**GOAL**
Report how many lines of these entries hold the string "React"; reply with the number alone.

Code that draws figures:

___

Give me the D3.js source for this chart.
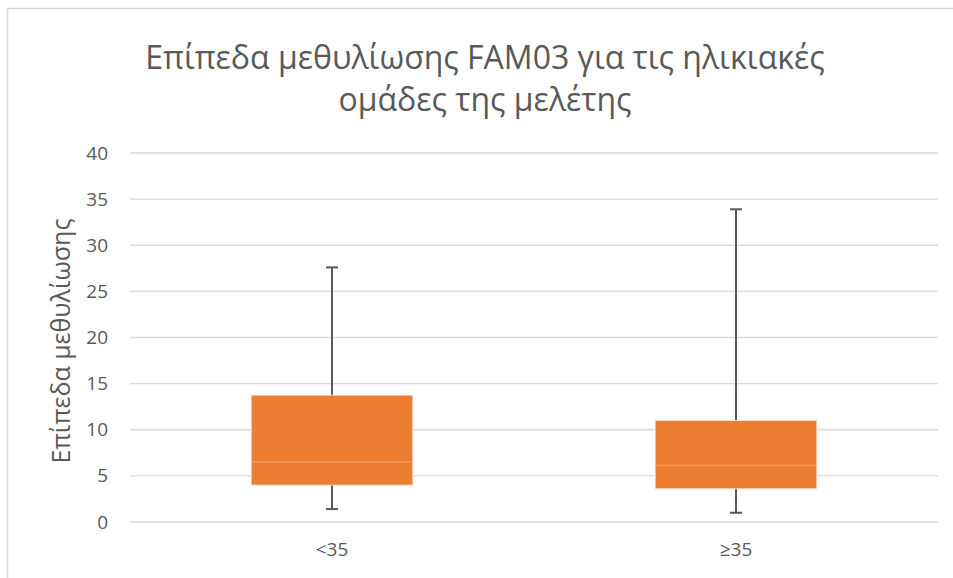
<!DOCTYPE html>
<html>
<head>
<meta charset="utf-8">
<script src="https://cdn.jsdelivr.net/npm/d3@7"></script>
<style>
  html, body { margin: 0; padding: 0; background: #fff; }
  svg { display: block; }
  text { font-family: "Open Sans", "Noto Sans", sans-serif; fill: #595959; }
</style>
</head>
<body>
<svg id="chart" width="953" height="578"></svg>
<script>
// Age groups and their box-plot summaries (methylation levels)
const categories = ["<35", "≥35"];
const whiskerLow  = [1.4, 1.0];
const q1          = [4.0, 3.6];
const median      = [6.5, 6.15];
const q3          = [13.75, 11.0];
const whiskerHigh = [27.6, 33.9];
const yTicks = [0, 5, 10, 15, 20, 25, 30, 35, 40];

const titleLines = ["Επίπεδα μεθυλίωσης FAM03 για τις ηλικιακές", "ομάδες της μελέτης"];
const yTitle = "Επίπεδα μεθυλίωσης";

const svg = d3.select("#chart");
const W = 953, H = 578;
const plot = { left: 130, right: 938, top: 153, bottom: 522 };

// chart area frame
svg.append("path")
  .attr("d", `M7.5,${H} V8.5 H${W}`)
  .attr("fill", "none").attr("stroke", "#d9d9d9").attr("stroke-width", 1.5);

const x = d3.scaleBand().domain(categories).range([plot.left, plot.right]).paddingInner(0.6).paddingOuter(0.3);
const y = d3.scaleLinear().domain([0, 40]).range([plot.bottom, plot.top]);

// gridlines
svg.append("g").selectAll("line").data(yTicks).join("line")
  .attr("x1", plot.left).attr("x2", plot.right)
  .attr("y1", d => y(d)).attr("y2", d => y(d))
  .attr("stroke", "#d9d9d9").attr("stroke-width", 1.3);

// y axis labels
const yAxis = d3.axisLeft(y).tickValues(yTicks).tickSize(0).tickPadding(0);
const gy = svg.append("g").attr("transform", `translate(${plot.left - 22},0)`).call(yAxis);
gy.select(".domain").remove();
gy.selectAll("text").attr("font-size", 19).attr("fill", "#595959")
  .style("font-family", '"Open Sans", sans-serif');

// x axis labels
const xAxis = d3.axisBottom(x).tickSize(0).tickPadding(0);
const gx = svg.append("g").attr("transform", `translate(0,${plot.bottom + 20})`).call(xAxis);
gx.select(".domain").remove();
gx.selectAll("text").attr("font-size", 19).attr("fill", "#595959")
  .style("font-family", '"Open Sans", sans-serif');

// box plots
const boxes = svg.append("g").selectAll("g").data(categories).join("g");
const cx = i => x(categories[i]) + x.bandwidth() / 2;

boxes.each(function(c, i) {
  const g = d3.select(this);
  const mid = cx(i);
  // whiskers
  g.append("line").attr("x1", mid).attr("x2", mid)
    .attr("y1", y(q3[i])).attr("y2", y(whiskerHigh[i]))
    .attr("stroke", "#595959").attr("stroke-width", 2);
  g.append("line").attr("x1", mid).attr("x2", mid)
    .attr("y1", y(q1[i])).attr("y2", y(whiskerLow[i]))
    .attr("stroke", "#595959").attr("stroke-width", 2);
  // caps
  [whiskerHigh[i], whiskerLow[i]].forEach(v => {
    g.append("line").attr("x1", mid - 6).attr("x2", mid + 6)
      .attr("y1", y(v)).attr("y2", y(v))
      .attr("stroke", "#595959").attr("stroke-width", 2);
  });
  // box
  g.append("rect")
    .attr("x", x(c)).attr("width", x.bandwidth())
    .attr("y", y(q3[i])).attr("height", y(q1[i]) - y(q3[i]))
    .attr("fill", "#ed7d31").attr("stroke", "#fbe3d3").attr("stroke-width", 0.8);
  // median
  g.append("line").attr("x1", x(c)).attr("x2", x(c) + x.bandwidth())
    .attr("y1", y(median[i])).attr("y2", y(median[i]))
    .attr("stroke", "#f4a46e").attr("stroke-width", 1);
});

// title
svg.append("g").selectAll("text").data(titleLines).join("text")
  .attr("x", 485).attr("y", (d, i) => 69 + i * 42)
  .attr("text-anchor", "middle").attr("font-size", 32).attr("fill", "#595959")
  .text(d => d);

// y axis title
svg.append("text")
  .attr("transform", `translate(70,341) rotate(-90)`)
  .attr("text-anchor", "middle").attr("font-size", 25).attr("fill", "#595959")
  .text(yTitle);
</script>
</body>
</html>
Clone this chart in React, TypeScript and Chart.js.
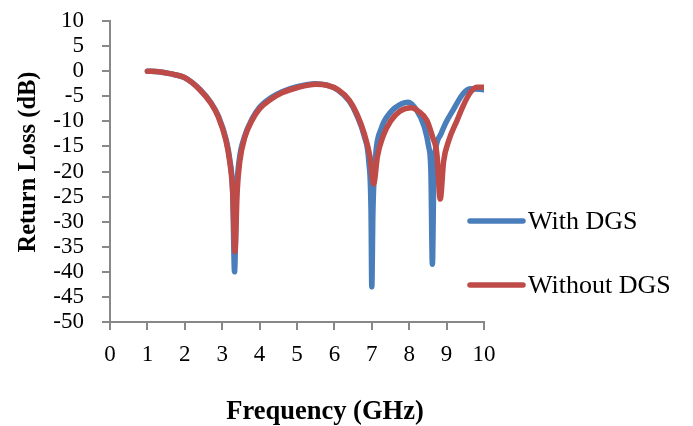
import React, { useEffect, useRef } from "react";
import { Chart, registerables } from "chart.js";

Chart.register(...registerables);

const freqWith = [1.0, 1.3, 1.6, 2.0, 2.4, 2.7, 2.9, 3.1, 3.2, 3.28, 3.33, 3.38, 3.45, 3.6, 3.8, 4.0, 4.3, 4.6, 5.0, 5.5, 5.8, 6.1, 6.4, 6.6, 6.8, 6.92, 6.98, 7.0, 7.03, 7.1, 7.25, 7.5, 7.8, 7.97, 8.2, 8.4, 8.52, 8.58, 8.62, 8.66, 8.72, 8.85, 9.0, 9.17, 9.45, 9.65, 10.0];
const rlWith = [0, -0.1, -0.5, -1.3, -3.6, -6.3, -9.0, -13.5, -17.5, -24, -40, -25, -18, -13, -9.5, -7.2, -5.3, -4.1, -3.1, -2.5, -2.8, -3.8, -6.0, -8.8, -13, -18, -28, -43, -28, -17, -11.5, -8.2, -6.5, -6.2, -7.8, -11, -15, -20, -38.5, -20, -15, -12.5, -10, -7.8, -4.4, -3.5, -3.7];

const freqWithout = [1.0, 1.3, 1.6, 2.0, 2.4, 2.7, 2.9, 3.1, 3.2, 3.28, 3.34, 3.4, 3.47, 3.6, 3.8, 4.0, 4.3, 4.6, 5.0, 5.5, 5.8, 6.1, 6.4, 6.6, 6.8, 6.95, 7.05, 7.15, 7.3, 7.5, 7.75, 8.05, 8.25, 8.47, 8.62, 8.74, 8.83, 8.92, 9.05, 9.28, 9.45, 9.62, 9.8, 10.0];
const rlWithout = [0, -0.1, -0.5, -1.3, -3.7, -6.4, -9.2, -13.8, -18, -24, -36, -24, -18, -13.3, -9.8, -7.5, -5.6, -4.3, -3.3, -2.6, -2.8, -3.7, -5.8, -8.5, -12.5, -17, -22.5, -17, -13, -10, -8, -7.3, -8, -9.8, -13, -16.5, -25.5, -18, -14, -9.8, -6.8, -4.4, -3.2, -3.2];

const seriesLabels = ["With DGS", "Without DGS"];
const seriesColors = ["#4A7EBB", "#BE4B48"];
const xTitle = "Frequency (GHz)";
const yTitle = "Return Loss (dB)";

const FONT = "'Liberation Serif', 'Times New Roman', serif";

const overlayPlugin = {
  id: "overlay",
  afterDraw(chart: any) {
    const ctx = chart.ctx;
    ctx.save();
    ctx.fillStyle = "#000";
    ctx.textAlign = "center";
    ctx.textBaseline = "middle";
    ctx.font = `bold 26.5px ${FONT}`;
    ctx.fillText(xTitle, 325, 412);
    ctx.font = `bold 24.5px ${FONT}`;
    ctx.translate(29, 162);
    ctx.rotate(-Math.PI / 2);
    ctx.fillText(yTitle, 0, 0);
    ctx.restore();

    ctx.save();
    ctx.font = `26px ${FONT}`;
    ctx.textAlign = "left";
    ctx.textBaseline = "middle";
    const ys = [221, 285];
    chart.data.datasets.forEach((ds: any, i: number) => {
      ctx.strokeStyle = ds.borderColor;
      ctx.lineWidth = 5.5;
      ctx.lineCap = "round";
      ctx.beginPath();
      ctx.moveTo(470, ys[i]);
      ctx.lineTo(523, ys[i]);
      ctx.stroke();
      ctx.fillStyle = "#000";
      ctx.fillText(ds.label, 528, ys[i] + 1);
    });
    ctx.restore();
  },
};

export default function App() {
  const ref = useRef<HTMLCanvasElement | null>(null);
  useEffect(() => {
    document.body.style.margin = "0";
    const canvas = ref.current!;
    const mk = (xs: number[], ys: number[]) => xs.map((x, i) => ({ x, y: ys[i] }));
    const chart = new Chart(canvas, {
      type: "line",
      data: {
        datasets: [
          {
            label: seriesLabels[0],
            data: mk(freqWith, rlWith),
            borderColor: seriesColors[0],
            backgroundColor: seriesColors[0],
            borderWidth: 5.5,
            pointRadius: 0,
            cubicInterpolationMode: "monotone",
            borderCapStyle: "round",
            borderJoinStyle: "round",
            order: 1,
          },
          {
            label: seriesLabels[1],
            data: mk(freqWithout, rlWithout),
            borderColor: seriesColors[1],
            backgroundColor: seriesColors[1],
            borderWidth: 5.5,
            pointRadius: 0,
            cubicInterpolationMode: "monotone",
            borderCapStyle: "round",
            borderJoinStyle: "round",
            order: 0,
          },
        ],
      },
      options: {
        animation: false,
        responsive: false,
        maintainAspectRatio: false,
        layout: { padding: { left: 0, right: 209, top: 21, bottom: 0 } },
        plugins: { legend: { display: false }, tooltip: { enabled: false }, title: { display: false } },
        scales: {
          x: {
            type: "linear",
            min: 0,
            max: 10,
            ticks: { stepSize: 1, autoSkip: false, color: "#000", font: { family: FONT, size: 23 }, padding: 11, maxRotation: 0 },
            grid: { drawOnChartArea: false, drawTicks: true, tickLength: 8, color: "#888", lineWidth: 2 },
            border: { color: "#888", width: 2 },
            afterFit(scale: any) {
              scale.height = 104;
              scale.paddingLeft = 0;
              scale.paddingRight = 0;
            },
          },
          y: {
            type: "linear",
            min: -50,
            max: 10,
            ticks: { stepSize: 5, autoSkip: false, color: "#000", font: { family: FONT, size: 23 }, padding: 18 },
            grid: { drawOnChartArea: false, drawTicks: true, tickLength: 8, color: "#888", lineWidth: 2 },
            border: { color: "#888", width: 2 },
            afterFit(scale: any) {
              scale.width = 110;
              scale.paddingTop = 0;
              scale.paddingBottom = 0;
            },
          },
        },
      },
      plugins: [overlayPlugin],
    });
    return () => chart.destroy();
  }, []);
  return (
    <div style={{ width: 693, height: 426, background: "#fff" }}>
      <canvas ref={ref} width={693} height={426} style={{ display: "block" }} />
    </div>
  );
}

___

**ANSWER TO THE PROBLEM**
2